A cork-cubed lounge chair and ottoman that first-timer Reza Feiz of Phase in Studio City brought to New York were touched by so many passersby that he joked that if he had charged a penny it would have paid for his $25,000 expense of being here. His walnut piece was wrapped in burnt orange and persimmon upholstery. His work is at Twentieth in L.A. and Troy in So-Ho , but he gathered a handful of crisp business cards from “the hottest, hippest” retailers in other big cities.

Zele Co., a design and manufacturing studio in Carpinteria, also had a successful launch.

The company, which began as an architectural and home construction firm then branched out to doors, windows and towel racks, attracted second and third looks with its new Riva chair. Weary aisle-loopers who were encouraged to slink into the chair were reluctant to leave. The chair has a stainless steel arm enveloping unpolished ebony and a sling seat of stretched English saddle leather that comes in natural colors of charcoal to light cream. Knobs at the top and bottom adjust the seat’s slope.

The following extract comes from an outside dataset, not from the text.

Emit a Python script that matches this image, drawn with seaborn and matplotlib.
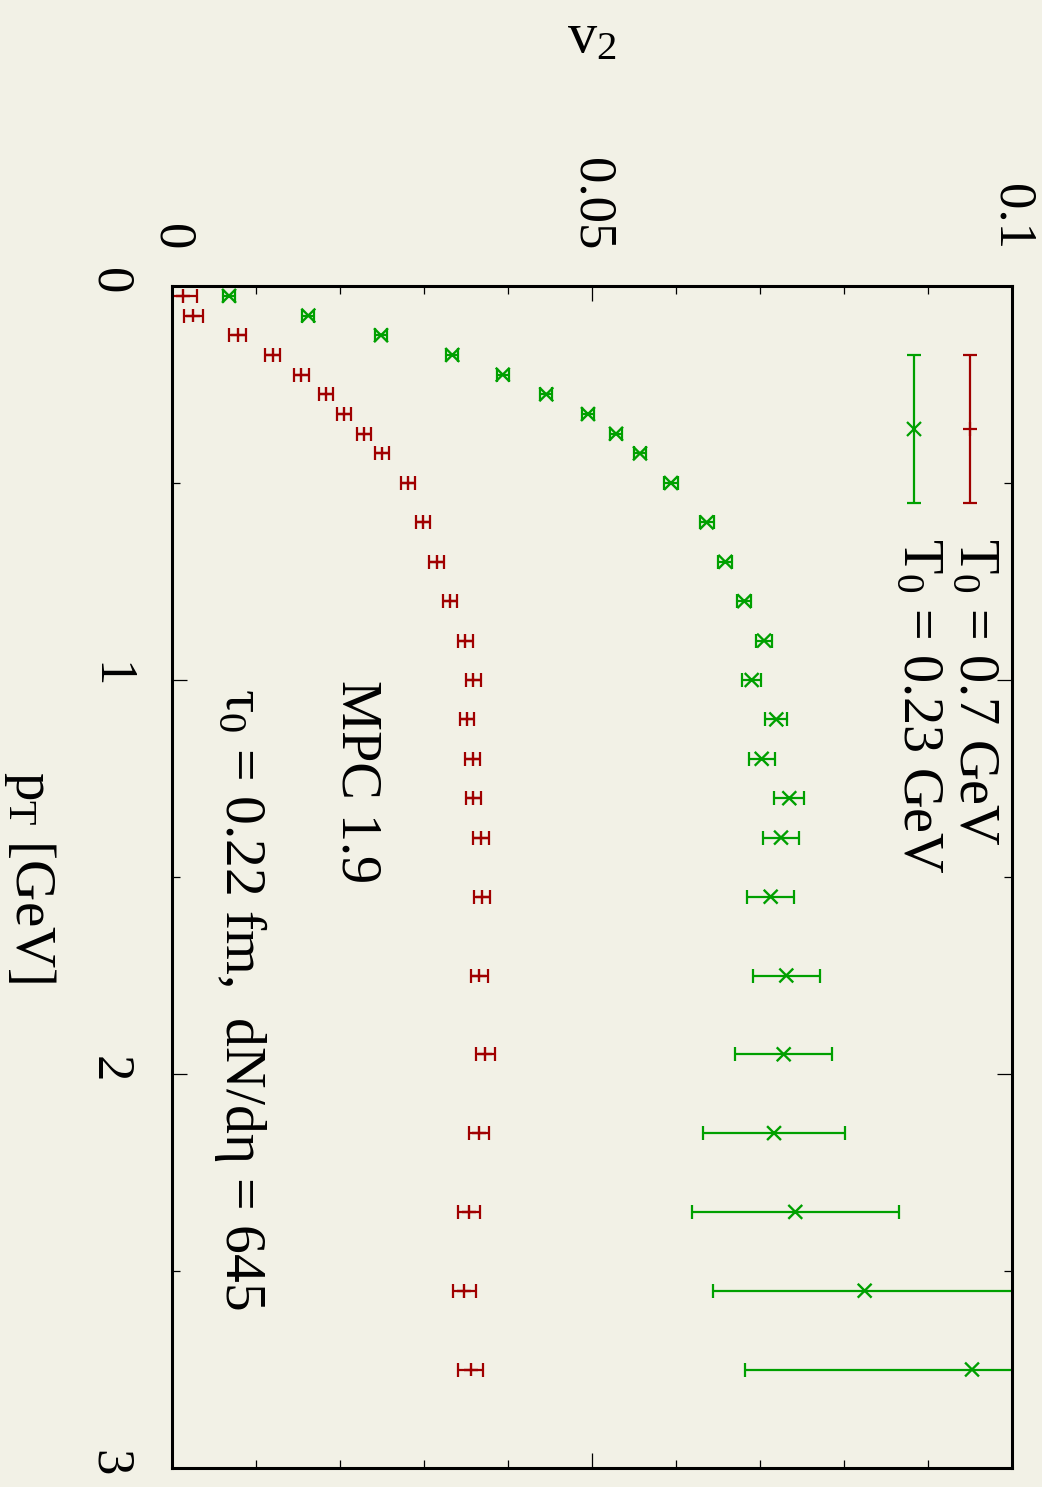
import numpy as np
import pandas as pd
import matplotlib
matplotlib.use("Agg")
import matplotlib.pyplot as plt
from matplotlib.ticker import MultipleLocator
import seaborn as sns

# ---------------- data ----------------
pt = [0.025, 0.075, 0.125, 0.175, 0.225, 0.275, 0.325, 0.375, 0.425,
      0.5, 0.6, 0.7, 0.8, 0.9, 1.0, 1.1, 1.2, 1.3, 1.4,
      1.55, 1.75, 1.95, 2.15, 2.35, 2.55, 2.75]

v2_T07 = [0.00127, 0.00254, 0.00782, 0.01198, 0.0154, 0.01837, 0.02048, 0.02282, 0.02504,
          0.02806, 0.02992, 0.03149, 0.03313, 0.03494, 0.03589, 0.03508, 0.03579, 0.03589, 0.03679,
          0.03696, 0.03659, 0.0373, 0.03657, 0.03538, 0.0348, 0.03556]
err_T07 = [0.0017, 0.0011, 0.0010, 0.00087, 0.00085, 0.00085, 0.00085, 0.00085, 0.00085,
           0.00085, 0.00085, 0.00085, 0.00085, 0.00085, 0.00085, 0.00085, 0.00087, 0.00088, 0.0009,
           0.00095, 0.00103, 0.0011, 0.0012, 0.0013, 0.0014, 0.0015]

v2_T023 = [0.00679, 0.01623, 0.02488, 0.03337, 0.03937, 0.04456, 0.04952, 0.05286, 0.05571,
           0.0594, 0.06365, 0.06587, 0.06813, 0.07048, 0.06901, 0.07194, 0.0702, 0.07349, 0.0725,
           0.07127, 0.07313, 0.07282, 0.07167, 0.0742, 0.08246, 0.09524]
err_T023 = [0.0007, 0.0007, 0.0007, 0.0007, 0.0007, 0.0007, 0.0007, 0.0007, 0.0007,
            0.0008, 0.00085, 0.00085, 0.00085, 0.00093, 0.0011, 0.0013, 0.00155, 0.0018, 0.0022,
            0.0028, 0.0040, 0.0058, 0.0084, 0.0123, 0.0180, 0.0270]

series_names = ["T07", "T023"]
series_labels = ["T$_0$ = 0.7 GeV", "T$_0$ = 0.23 GeV"]
series_colors = ["#a00000", "#00a000"]
series_markers = ["+", "x"]

v2_ticks = [0, 0.05, 0.1]
v2_ticklabels = ["0", "0.05", "0.1"]
pt_ticks = [0, 1, 2, 3]
pt_ticklabels = ["0", "1", "2", "3"]

annot_main = "MPC 1.9"
annot_sub = "\u03c4$_0$ = 0.22 fm,  dN/d\u03b7 = 645"

# ---------------- style ----------------
sns.set_theme(style="ticks")
plt.rcParams["font.family"] = ["Liberation Serif", "DejaVu Serif"]
plt.rcParams["mathtext.fontset"] = "custom"
plt.rcParams["mathtext.rm"] = "Liberation Serif"
plt.rcParams["mathtext.it"] = "Liberation Serif:italic"
plt.rcParams["mathtext.bf"] = "Liberation Serif:bold"
for key in ["text.color", "axes.labelcolor", "xtick.color", "ytick.color",
            "xtick.labelcolor", "ytick.labelcolor", "axes.edgecolor"]:
    plt.rcParams[key] = "black"

bg = "#f2f1e6"
W, H = 1042, 1487
fig = plt.figure(figsize=(W / 100, H / 100), dpi=100, facecolor=bg)
ax = fig.add_axes([172 / W, 1 - 1468 / H, 840 / W, 1182 / H])
ax.set_facecolor(bg)

df = pd.DataFrame({
    "pT": pt * 2,
    "v2": v2_T07 + v2_T023,
    "err": err_T07 + err_T023,
    "series": [series_names[0]] * len(pt) + [series_names[1]] * len(pt),
})

sns.scatterplot(data=df, x="v2", y="pT", hue="series", style="series",
                palette=dict(zip(series_names, series_colors)),
                markers=dict(zip(series_names, series_markers)),
                s=100, linewidth=1.7, legend=False, ax=ax, zorder=3)

for name, col in zip(series_names, series_colors):
    sub = df[df["series"] == name]
    ax.errorbar(sub["v2"], sub["pT"], xerr=sub["err"], fmt="none",
                ecolor=col, elinewidth=1.6, capsize=4.8, capthick=1.6, zorder=2)

# limits / ticks
ax.set_xlim(0, 0.1)
ax.set_ylim(3, 0)
ax.set_xticks(v2_ticks)
ax.set_xticklabels(v2_ticklabels)
ax.xaxis.set_minor_locator(MultipleLocator(0.01))
ax.set_yticks(pt_ticks)
ax.set_yticklabels(pt_ticklabels)
ax.yaxis.set_minor_locator(MultipleLocator(0.5))

ax.tick_params(axis="x", which="both", direction="in", top=True, bottom=True,
               labeltop=True, labelbottom=False, labelrotation=-90,
               labelsize=38, pad=26, color="black", labelcolor="black")
ax.tick_params(axis="y", which="both", direction="in", left=True, right=True,
               labelleft=True, labelright=False, labelrotation=-90,
               labelsize=38, pad=28, color="black", labelcolor="black")
ax.tick_params(which="major", length=11, width=0.9)
ax.tick_params(which="minor", length=5.5, width=0.9)
for sp in ax.spines.values():
    sp.set_linewidth(2.2)
    sp.set_color("black")

ax.xaxis.set_label_position("top")
ax.set_xlabel("v$_2$", fontsize=42, labelpad=76, rotation=0, color="black")
ax.set_ylabel("p$_\\mathrm{T}$ [GeV]", fontsize=41, labelpad=40, rotation=-90,
              va="center", color="black")

# annotations
ax.text(0.022, 1.0, annot_main, rotation=-90, fontsize=40.5, ha="center", va="top")
ax.text(0.0082, 1.02, annot_sub, rotation=-90, fontsize=41.5, ha="center", va="top")

# manual rotated key
key_x = [0.95, 0.883]
key_y = 0.879
key_half = 0.063
for lx, lab, col, mk in zip(key_x, series_labels, series_colors, series_markers):
    ax.errorbar([lx], [key_y], yerr=[key_half], fmt=mk, color=col, ecolor=col,
                markersize=10, mew=1.6, elinewidth=1.6, capsize=4.8, capthick=1.6,
                transform=ax.transAxes, clip_on=False)
    ax.text(lx + 0.005, 0.787, lab, rotation=-90, fontsize=40.5, ha="center", va="top",
            transform=ax.transAxes)

fig.savefig("out.png", dpi=100, facecolor=bg)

“We’re not trendy,” said Nurit Adizes of Zele, who pulled all-nighters with her small staff to burn CDs to pass out at the show, “so the people looking for ‘hip-hop, what’s new today?’ pass us by, but those educated in exposed structure and clean lines appreciate what we’ve done. We got the right attention from the right people and they were already comparing us to the big guys.”